What you will do >> Can you find the lines of the listing that include "draw" and copy every one?

--- Data for this exercise ---

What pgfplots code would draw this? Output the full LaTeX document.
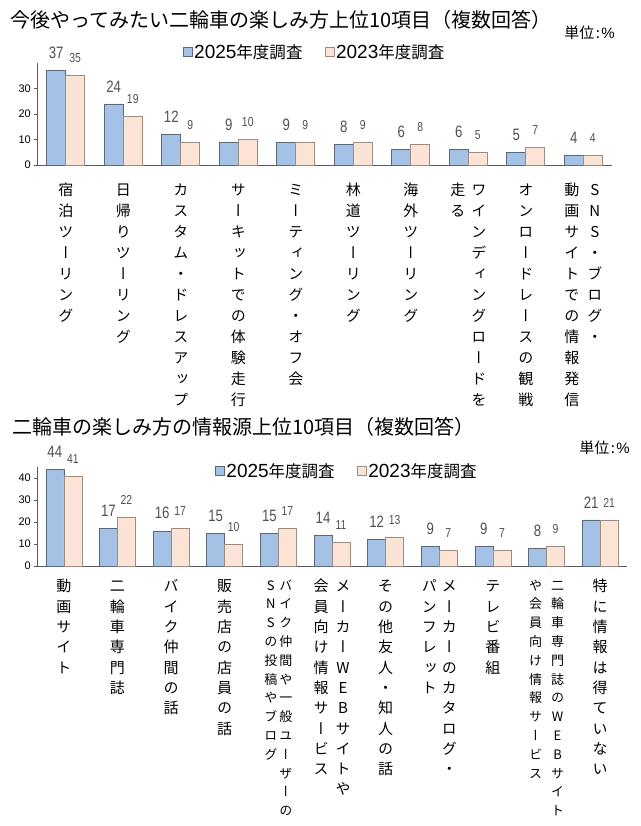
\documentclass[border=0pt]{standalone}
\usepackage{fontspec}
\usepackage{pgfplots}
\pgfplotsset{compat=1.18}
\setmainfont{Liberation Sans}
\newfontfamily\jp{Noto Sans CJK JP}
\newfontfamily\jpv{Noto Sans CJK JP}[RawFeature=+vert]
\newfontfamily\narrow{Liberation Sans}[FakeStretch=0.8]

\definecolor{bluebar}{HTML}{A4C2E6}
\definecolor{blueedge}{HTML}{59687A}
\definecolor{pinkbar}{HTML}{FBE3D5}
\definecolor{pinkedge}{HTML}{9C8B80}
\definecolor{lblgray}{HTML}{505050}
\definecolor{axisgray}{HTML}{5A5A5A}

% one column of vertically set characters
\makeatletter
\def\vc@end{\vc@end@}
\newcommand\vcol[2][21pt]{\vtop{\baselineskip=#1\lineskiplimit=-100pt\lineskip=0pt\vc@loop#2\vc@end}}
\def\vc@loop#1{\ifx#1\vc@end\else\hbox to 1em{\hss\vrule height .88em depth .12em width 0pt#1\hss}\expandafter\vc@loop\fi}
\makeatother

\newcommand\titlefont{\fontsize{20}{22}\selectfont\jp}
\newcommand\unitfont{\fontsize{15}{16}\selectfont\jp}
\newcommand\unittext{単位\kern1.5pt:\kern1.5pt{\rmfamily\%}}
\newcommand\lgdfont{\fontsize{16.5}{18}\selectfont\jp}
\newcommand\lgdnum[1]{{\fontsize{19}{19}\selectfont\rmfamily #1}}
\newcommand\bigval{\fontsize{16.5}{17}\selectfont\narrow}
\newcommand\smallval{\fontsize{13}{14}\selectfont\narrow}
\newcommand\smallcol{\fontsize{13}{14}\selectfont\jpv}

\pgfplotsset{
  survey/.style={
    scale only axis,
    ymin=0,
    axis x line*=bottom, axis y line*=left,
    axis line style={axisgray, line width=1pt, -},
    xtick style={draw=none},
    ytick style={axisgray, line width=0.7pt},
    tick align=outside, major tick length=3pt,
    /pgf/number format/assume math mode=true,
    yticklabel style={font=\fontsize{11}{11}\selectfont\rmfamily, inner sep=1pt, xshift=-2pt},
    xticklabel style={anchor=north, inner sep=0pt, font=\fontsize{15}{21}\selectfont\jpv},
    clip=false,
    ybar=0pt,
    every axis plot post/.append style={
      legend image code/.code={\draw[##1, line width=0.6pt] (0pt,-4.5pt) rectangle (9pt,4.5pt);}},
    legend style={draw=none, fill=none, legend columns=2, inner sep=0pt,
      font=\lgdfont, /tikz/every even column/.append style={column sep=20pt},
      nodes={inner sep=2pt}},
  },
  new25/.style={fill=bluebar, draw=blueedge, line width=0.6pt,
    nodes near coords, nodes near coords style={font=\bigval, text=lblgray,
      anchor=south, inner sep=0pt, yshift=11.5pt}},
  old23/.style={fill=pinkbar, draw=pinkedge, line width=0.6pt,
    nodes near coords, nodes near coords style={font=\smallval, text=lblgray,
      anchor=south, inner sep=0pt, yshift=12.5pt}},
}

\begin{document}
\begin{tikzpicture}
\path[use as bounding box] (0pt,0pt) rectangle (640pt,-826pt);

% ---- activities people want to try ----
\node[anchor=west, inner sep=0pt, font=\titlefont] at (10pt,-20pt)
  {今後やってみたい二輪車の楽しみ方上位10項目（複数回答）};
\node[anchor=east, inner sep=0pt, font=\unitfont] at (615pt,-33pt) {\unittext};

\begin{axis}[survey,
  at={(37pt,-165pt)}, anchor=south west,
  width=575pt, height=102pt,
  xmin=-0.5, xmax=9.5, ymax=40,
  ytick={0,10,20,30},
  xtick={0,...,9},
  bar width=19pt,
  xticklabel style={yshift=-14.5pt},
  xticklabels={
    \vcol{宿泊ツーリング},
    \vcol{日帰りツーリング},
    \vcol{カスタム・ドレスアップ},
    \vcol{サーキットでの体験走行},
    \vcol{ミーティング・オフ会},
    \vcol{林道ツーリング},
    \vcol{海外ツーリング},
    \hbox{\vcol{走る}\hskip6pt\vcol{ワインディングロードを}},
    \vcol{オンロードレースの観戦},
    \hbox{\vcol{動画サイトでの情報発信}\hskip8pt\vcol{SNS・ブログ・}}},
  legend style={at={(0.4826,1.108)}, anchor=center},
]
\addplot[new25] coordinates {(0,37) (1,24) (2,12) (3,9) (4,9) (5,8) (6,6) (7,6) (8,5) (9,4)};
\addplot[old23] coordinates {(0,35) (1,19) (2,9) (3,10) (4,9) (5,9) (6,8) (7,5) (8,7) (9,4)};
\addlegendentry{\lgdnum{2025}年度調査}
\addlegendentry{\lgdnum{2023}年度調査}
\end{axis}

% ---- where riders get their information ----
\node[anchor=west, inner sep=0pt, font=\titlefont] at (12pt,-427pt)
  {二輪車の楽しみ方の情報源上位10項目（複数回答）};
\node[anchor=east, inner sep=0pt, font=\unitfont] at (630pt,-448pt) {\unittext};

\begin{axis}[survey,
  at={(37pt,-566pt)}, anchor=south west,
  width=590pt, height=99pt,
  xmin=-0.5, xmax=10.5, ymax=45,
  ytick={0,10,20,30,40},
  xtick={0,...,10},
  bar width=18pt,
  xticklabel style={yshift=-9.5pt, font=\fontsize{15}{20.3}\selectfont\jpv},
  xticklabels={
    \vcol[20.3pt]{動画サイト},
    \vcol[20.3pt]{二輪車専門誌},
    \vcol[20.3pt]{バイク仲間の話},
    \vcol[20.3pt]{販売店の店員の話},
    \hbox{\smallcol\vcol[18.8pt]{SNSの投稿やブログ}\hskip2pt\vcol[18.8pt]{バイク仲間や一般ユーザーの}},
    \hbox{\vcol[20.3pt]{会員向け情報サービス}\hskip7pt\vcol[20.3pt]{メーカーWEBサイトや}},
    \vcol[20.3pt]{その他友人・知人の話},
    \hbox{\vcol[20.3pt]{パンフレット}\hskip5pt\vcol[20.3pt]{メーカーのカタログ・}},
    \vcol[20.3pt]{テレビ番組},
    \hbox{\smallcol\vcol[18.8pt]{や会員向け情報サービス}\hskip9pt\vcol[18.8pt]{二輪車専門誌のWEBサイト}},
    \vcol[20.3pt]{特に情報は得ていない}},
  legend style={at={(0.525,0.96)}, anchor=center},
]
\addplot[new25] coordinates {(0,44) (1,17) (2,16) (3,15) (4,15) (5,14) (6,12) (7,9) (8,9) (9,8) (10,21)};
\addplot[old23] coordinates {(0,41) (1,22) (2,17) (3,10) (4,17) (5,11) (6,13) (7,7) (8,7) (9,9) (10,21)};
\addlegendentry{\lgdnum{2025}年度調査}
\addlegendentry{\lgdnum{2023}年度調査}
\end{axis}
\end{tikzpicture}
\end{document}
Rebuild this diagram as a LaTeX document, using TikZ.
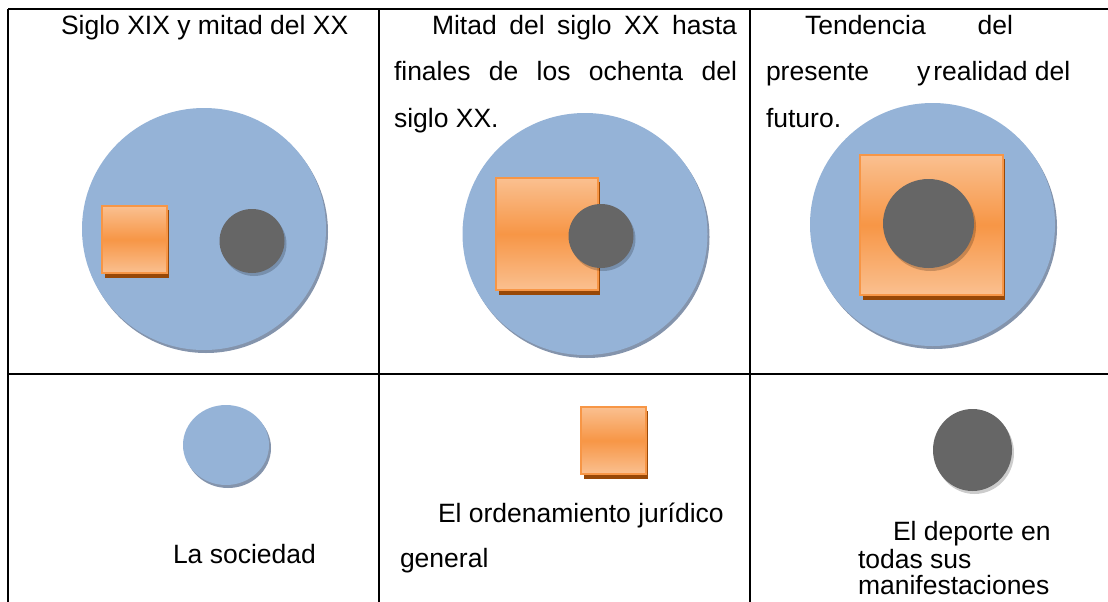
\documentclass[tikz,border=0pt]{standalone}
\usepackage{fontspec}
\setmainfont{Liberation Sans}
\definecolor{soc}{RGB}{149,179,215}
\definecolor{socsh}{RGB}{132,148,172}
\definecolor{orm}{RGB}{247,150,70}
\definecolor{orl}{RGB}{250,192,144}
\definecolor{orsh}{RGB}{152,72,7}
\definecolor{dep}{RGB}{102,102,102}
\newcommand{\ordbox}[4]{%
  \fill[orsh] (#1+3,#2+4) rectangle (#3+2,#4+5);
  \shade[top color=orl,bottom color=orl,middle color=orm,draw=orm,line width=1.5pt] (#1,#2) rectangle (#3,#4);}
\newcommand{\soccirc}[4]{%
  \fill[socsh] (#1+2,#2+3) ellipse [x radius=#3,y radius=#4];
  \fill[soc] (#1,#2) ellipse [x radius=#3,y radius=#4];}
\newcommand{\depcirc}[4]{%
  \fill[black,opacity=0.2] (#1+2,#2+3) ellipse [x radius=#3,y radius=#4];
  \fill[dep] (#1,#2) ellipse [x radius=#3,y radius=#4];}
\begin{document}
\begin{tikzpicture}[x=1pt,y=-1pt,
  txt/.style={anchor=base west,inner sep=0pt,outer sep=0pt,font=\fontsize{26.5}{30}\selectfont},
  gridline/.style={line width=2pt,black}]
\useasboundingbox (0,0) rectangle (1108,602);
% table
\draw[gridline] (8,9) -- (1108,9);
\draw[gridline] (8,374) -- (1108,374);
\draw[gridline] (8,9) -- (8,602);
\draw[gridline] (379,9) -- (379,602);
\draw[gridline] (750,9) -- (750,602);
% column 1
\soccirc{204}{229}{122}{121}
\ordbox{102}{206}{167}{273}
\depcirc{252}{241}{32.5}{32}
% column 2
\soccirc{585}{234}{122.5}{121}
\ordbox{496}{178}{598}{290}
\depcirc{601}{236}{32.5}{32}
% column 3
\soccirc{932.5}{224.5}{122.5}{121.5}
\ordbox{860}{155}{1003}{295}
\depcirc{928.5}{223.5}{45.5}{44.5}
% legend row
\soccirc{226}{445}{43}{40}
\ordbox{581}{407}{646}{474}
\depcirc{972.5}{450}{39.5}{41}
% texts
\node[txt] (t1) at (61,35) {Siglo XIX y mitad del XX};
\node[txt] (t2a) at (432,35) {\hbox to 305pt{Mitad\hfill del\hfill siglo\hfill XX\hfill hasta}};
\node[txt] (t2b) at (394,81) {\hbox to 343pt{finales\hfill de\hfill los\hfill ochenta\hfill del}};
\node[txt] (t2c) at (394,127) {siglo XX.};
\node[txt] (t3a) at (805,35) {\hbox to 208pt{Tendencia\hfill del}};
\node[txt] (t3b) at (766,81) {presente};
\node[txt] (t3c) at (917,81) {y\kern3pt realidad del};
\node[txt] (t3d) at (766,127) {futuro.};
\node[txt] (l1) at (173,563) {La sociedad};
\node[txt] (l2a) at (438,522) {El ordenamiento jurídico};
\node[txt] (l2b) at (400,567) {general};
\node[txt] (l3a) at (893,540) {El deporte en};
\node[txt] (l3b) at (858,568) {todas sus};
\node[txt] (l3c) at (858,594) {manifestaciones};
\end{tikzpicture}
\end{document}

---

Response to this task >>
What pgfplots code would draw this? Output the full LaTeX document.
    xtick style={draw=none},
      legend image code/.code={\draw[##1, line width=0.6pt] (0pt,-4.5pt) rectangle (9pt,4.5pt);}},
    legend style={draw=none, fill=none, legend columns=2, inner sep=0pt,
  new25/.style={fill=bluebar, draw=blueedge, line width=0.6pt,
  old23/.style={fill=pinkbar, draw=pinkedge, line width=0.6pt,
  \shade[top color=orl,bottom color=orl,middle color=orm,draw=orm,line width=1.5pt] (#1,#2) rectangle (#3,#4);}
\draw[gridline] (8,9) -- (1108,9);
\draw[gridline] (8,374) -- (1108,374);
\draw[gridline] (8,9) -- (8,602);
\draw[gridline] (379,9) -- (379,602);
\draw[gridline] (750,9) -- (750,602);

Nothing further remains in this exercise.